Short exercise
Only the lines from the start of the data through the line with "const xMax = 2004.2;" belong in the copy. Restate them word for word, minus the pictures.

■ ■ ■ ■

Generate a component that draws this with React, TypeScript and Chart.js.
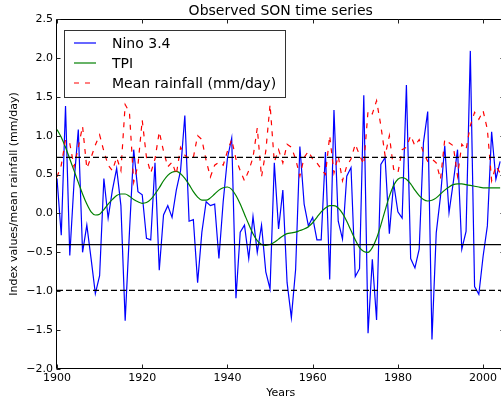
import React, { useEffect, useRef } from 'react';
import { Chart, registerables } from 'chart.js';

Chart.register(...registerables);

const startYear = 1900;
const xMin = 1900;
const xMax = 2004.2;

const nino34 = [
  0.45, -0.28, 1.38, -0.54, 0.40, 1.08, -0.50, -0.15, -0.58, -1.03,
  -0.80, 0.45, -0.06, 0.30, 0.58, 0.10, -1.38, -0.24, 0.82, 0.28,
  0.24, -0.32, -0.34, 0.65, -0.73, -0.02, 0.10, -0.05, 0.30, 0.55,
  1.26, -0.10, -0.08, -0.89, -0.24, 0.15, 0.10, 0.12, -0.58, 0.15,
  0.71, 0.97, -1.09, -0.24, -0.15, -0.58, -0.04, -0.50, -0.15, -0.75,
  -0.97, 0.65, -0.20, 0.30, -0.89, -1.34, -0.72, 0.86, 0.12, -0.16,
  -0.05, -0.34, -0.34, 0.79, -0.85, 1.33, -0.10, -0.33, 0.48, 0.59,
  -0.81, -0.71, 1.52, -1.54, -0.59, -1.37, 0.63, 0.72, -0.26, 0.39,
  0.02, -0.06, 1.65, -0.58, -0.70, -0.46, 0.91, 1.31, -1.62, -0.25,
  0.22, 0.87, 0.01, 0.40, 0.82, -0.46, -0.23, 2.09, -0.94, -1.04,
  -0.55, -0.16, 1.05, 0.44, 0.67,
];

const tpi = [
  1.08, 0.98, 0.85, 0.70, 0.55, 0.40, 0.25, 0.12, 0.02, -0.02,
  -0.01, 0.05, 0.12, 0.18, 0.23, 0.25, 0.25, 0.22, 0.18, 0.15,
  0.13, 0.14, 0.18, 0.25, 0.33, 0.42, 0.49, 0.53, 0.54, 0.51,
  0.45, 0.37, 0.28, 0.21, 0.17, 0.17, 0.20, 0.25, 0.30, 0.33,
  0.34, 0.31, 0.23, 0.12, -0.01, -0.14, -0.26, -0.35, -0.40, -0.41,
  -0.40, -0.37, -0.33, -0.29, -0.26, -0.25, -0.24, -0.22, -0.20, -0.17,
  -0.12, -0.05, 0.02, 0.07, 0.10, 0.10, 0.07, 0.00, -0.10, -0.22,
  -0.34, -0.44, -0.49, -0.50, -0.44, -0.32, -0.15, 0.04, 0.22, 0.36,
  0.44, 0.46, 0.44, 0.38, 0.30, 0.23, 0.18, 0.16, 0.17, 0.20,
  0.25, 0.30, 0.34, 0.37, 0.38, 0.38, 0.37, 0.36, 0.35, 0.34,
  0.33, 0.33, 0.33, 0.33, 0.33,
];

const rainfall = [
  0.47, 0.62, 0.95, 0.90, 0.60, 0.85, 1.12, 0.58, 0.72, 0.88,
  1.01, 0.80, 0.62, 0.55, 0.72, 0.55, 1.40, 1.30, 0.40, 0.62,
  1.20, 0.72, 0.52, 0.70, 1.05, 0.80, 0.60, 0.66, 0.50, 0.85,
  0.75, 0.70, 0.72, 1.00, 0.95, 0.68, 0.47, 0.62, 0.66, 0.62,
  0.80, 0.95, 0.70, 0.55, 0.42, 0.55, 0.72, 1.10, 0.47, 0.80,
  1.40, 0.66, 0.82, 0.65, 0.89, 0.85, 0.70, 0.48, 0.72, 0.80,
  0.70, 0.65, 0.57, 0.50, 1.00, 0.52, 0.74, 0.42, 0.61, 0.70,
  0.89, 0.75, 0.63, 1.32, 1.28, 1.45, 1.13, 0.74, 1.00, 0.57,
  0.52, 0.82, 0.85, 1.00, 0.87, 0.95, 0.78, 0.67, 0.70, 0.65,
  0.44, 0.95, 0.91, 0.87, 0.48, 0.89, 0.82, 1.13, 1.30, 1.21,
  1.32, 1.08, 0.42, 0.61, 0.52,
];

const upperDashed = 0.72;
const lowerSolid = -0.40;
const lowerDashed = -0.99;

const xTicks = [1900, 1920, 1940, 1960, 1980, 2000];
const yTicks = [-2.0, -1.5, -1.0, -0.5, 0.0, 0.5, 1.0, 1.5, 2.0, 2.5];

const titleText = 'Observed SON time series';
const xTitle = 'Years';
const yTitle = 'Index values/mean rainfall (mm/day)';
const legendLabels = ['Nino 3.4', 'TPI', 'Mean rainfall (mm/day)'];

const FONT = '"DejaVu Sans", sans-serif';

const toPoints = (arr: number[]) => arr.map((v, i) => ({ x: startYear + i, y: v }));
const hline = (v: number) => [
  { x: xMin, y: v },
  { x: xMax, y: v },
];

const decorPlugin = {
  id: 'decor',
  afterDraw(chart: any) {
    const ctx = chart.ctx;
    const a = chart.chartArea;
    const xs = chart.scales.x;
    const ys = chart.scales.y;
    ctx.save();
    // frame
    ctx.strokeStyle = '#000';
    ctx.lineWidth = 1;
    ctx.beginPath();
    const L = Math.round(a.left) - 0.5;
    const T = Math.round(a.top) + 0.5;
    const B = Math.round(a.bottom) - 0.5;
    ctx.moveTo(a.right + 5, T);
    ctx.lineTo(L, T);
    ctx.lineTo(L, B);
    ctx.lineTo(a.right + 5, B);
    ctx.stroke();
    // tick marks
    ctx.strokeStyle = '#222';
    ctx.beginPath();
    xTicks.forEach((t) => {
      const px = Math.round(xs.getPixelForValue(t)) + 0.5;
      ctx.moveTo(px, B);
      ctx.lineTo(px, B - 4);
      ctx.moveTo(px, T);
      ctx.lineTo(px, T + 4);
    });
    const rightSpine = xs.getPixelForValue(2005);
    yTicks.forEach((t) => {
      const py = Math.round(ys.getPixelForValue(t)) + 0.5;
      ctx.moveTo(L, py);
      ctx.lineTo(L + 4, py);
      ctx.moveTo(rightSpine - 4, py);
      ctx.lineTo(rightSpine, py);
    });
    ctx.stroke();

    // title
    ctx.fillStyle = '#000';
    ctx.textAlign = 'center';
    ctx.textBaseline = 'middle';
    ctx.font = `14px ${FONT}`;
    const cx = (a.left + rightSpine) / 2;
    ctx.fillText(titleText, cx, 11);
    // x title
    ctx.font = `11px ${FONT}`;
    ctx.fillText(xTitle, cx, 393);
    // y title
    ctx.save();
    ctx.translate(14, (a.top + a.bottom) / 2);
    ctx.rotate(-Math.PI / 2);
    ctx.fillText(yTitle, 0, 0);
    ctx.restore();

    // legend
    const bx = 64.5, by = 30.5, bw = 221, bh = 67;
    ctx.fillStyle = '#fff';
    ctx.fillRect(bx, by, bw, bh);
    ctx.strokeStyle = '#333';
    ctx.lineWidth = 1;
    ctx.strokeRect(bx, by, bw, bh);
    const colors = ['#0000ff', '#008000', '#ff0000'];
    const rows = [43, 63, 83];
    rows.forEach((ry, i) => {
      ctx.beginPath();
      ctx.strokeStyle = colors[i];
      ctx.lineWidth = 1.2;
      ctx.setLineDash(i === 2 ? [5, 6] : []);
      ctx.moveTo(74, ry);
      ctx.lineTo(96, ry);
      ctx.stroke();
      ctx.setLineDash([]);
      ctx.fillStyle = '#000';
      ctx.textAlign = 'left';
      ctx.textBaseline = 'middle';
      ctx.font = `14px ${FONT}`;
      ctx.fillText(legendLabels[i], 112, ry + 1);
    });
    ctx.restore();
  },
};

export default function App() {
  const ref = useRef<HTMLCanvasElement | null>(null);
  useEffect(() => {
    document.body.style.margin = '0';
    const canvas = ref.current;
    if (!canvas) return;
    const chart = new Chart(canvas, {
      type: 'line',
      data: {
        datasets: [
          {
            label: 'upper',
            data: hline(upperDashed),
            borderColor: '#000',
            borderWidth: 1.2,
            borderDash: [6, 3],
            pointRadius: 0,
            order: 0,
          },
          {
            label: 'solid',
            data: hline(lowerSolid),
            borderColor: '#000',
            borderWidth: 1.2,
            pointRadius: 0,
            order: 0,
          },
          {
            label: 'lower',
            data: hline(lowerDashed),
            borderColor: '#000',
            borderWidth: 1.2,
            borderDash: [6, 3],
            pointRadius: 0,
            order: 0,
          },
          {
            label: legendLabels[2],
            data: toPoints(rainfall),
            borderColor: '#ff0000',
            borderWidth: 1.2,
            borderDash: [5, 6],
            pointRadius: 0,
            tension: 0,
            order: 1,
          },
          {
            label: legendLabels[1],
            data: toPoints(tpi),
            borderColor: '#008000',
            borderWidth: 1.2,
            pointRadius: 0,
            cubicInterpolationMode: 'monotone',
            order: 2,
          },
          {
            label: legendLabels[0],
            data: toPoints(nino34),
            borderColor: '#0000ff',
            borderWidth: 1.2,
            pointRadius: 0,
            tension: 0,
            order: 3,
          },
        ],
      },
      options: {
        responsive: false,
        animation: false,
        events: [],
        layout: { padding: { top: 19, right: 0, bottom: 0, left: 0 } },
        plugins: {
          legend: { display: false },
          title: { display: false },
          tooltip: { enabled: false },
        },
        scales: {
          x: {
            type: 'linear',
            min: xMin,
            max: xMax,
            afterBuildTicks: (s: any) => {
              s.ticks = xTicks.map((v) => ({ value: v }));
            },
            afterFit: (s: any) => {
              s.height = 34;
            },
            grid: { display: false, drawTicks: false },
            border: { display: false },
            ticks: {
              font: { family: FONT, size: 11 },
              color: '#000',
              padding: 3,
              maxRotation: 0,
              autoSkip: false,
              callback: (v: any) => String(v),
            },
          },
          y: {
            type: 'linear',
            min: -2,
            max: 2.5,
            afterBuildTicks: (s: any) => {
              s.ticks = yTicks.map((v) => ({ value: v }));
            },
            afterFit: (s: any) => {
              s.width = 57;
            },
            grid: { display: false, drawTicks: false },
            border: { display: false },
            ticks: {
              font: { family: FONT, size: 11 },
              color: '#000',
              padding: 4,
              autoSkip: false,
              callback: (v: any) => Number(v).toFixed(1).replace('-', '\u2212'),
            },
          },
        },
      },
      plugins: [decorPlugin],
    } as any);
    return () => chart.destroy();
  }, []);
  return (
    <div style={{ position: 'absolute', left: 0, top: 0, width: 501, height: 403, overflow: 'hidden' }}>
      <canvas ref={ref} width={501} height={403} style={{ display: 'block' }} />
    </div>
  );
}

■ ■ ■ ■

Answer to the problem
Generate a component that draws this with React, TypeScript and Chart.js.
import React, { useEffect, useRef } from 'react';
import { Chart, registerables } from 'chart.js';

Chart.register(...registerables);

const startYear = 1900;
const xMin = 1900;
const xMax = 2004.2;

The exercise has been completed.